TASK REQUIREMENTS - Take the lines from the head of the listing through the one bearing "-10.67, -10.67, -10.67, -10.67, -10.67, -10.67];" and copy them exactly, leaving every picture out.

RECORDED INFORMATION -
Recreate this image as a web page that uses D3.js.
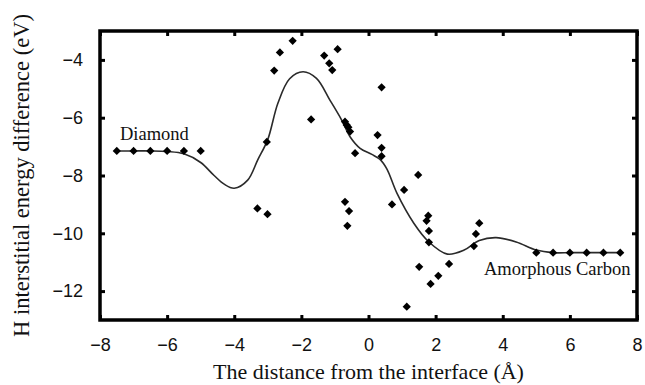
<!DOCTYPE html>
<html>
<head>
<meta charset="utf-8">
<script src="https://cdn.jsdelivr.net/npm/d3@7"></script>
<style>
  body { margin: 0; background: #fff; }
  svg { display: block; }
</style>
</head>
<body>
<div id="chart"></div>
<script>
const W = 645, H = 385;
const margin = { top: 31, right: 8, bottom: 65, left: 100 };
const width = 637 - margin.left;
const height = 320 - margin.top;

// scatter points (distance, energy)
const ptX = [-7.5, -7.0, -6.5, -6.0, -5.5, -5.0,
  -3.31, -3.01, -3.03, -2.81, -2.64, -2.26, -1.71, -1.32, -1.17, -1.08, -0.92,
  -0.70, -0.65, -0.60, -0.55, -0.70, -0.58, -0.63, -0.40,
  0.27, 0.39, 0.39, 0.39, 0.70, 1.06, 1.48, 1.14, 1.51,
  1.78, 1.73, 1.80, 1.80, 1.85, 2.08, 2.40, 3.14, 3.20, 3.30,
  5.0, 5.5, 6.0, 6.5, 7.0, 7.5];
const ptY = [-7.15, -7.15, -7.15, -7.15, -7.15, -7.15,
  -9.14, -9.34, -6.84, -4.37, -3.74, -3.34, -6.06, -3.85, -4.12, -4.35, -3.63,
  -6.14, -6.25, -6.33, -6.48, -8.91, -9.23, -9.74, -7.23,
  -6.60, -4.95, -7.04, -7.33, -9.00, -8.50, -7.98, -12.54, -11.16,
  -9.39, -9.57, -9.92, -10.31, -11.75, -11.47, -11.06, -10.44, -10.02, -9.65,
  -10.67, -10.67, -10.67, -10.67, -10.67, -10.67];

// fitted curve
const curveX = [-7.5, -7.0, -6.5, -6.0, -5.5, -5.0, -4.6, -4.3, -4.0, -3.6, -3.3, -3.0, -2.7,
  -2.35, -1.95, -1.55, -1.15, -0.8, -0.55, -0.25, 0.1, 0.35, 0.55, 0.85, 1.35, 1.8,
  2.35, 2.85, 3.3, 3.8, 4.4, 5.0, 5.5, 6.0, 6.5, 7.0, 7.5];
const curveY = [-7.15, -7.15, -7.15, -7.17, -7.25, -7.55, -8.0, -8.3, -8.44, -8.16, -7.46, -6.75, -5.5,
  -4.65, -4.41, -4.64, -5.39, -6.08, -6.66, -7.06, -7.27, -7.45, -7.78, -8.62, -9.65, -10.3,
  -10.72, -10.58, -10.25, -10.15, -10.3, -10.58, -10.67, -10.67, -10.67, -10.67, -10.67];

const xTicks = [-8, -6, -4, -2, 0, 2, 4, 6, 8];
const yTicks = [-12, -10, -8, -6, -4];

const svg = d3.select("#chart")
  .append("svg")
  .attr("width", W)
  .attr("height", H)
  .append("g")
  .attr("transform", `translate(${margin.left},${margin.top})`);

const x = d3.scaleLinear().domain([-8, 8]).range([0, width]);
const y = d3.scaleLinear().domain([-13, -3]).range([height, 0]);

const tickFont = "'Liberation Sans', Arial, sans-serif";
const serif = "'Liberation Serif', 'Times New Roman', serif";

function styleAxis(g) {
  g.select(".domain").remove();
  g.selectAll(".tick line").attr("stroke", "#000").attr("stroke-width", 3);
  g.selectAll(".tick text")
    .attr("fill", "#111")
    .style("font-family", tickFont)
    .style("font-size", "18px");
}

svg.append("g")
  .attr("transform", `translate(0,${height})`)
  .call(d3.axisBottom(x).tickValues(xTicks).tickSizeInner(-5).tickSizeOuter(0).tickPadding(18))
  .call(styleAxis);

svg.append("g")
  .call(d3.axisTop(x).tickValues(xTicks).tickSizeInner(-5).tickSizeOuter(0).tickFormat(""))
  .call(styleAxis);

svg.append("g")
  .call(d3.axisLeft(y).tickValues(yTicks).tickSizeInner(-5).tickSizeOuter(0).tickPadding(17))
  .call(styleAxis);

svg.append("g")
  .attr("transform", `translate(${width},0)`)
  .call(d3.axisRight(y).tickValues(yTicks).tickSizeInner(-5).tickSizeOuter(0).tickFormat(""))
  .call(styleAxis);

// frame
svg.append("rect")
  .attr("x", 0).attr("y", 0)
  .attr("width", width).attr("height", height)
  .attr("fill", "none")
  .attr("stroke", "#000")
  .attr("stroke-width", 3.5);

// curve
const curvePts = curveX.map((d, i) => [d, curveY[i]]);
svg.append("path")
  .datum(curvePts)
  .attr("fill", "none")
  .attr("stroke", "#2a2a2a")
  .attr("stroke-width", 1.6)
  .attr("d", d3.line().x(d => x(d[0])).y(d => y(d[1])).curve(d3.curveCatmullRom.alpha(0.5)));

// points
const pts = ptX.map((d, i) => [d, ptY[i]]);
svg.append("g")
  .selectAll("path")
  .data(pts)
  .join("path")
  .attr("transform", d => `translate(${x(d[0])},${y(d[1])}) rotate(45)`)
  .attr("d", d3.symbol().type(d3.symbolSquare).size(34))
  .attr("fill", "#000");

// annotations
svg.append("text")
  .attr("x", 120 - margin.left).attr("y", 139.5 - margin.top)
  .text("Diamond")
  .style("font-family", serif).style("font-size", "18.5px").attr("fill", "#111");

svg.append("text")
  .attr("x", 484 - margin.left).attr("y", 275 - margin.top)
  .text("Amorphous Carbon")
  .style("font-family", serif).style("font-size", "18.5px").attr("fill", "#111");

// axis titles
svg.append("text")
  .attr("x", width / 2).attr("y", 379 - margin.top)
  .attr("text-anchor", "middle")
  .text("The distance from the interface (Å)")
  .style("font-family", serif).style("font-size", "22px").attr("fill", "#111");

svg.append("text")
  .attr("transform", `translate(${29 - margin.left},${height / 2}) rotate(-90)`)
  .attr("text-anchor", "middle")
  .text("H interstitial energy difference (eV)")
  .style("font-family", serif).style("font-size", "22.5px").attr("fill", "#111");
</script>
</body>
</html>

SOLUTION FOR THIS TASK -
Recreate this image as a web page that uses D3.js.
<!DOCTYPE html>
<html>
<head>
<meta charset="utf-8">
<script src="https://cdn.jsdelivr.net/npm/d3@7"></script>
<style>
  body { margin: 0; background: #fff; }
  svg { display: block; }
</style>
</head>
<body>
<div id="chart"></div>
<script>
const W = 645, H = 385;
const margin = { top: 31, right: 8, bottom: 65, left: 100 };
const width = 637 - margin.left;
const height = 320 - margin.top;

// scatter points (distance, energy)
const ptX = [-7.5, -7.0, -6.5, -6.0, -5.5, -5.0,
  -3.31, -3.01, -3.03, -2.81, -2.64, -2.26, -1.71, -1.32, -1.17, -1.08, -0.92,
  -0.70, -0.65, -0.60, -0.55, -0.70, -0.58, -0.63, -0.40,
  0.27, 0.39, 0.39, 0.39, 0.70, 1.06, 1.48, 1.14, 1.51,
  1.78, 1.73, 1.80, 1.80, 1.85, 2.08, 2.40, 3.14, 3.20, 3.30,
  5.0, 5.5, 6.0, 6.5, 7.0, 7.5];
const ptY = [-7.15, -7.15, -7.15, -7.15, -7.15, -7.15,
  -9.14, -9.34, -6.84, -4.37, -3.74, -3.34, -6.06, -3.85, -4.12, -4.35, -3.63,
  -6.14, -6.25, -6.33, -6.48, -8.91, -9.23, -9.74, -7.23,
  -6.60, -4.95, -7.04, -7.33, -9.00, -8.50, -7.98, -12.54, -11.16,
  -9.39, -9.57, -9.92, -10.31, -11.75, -11.47, -11.06, -10.44, -10.02, -9.65,
  -10.67, -10.67, -10.67, -10.67, -10.67, -10.67];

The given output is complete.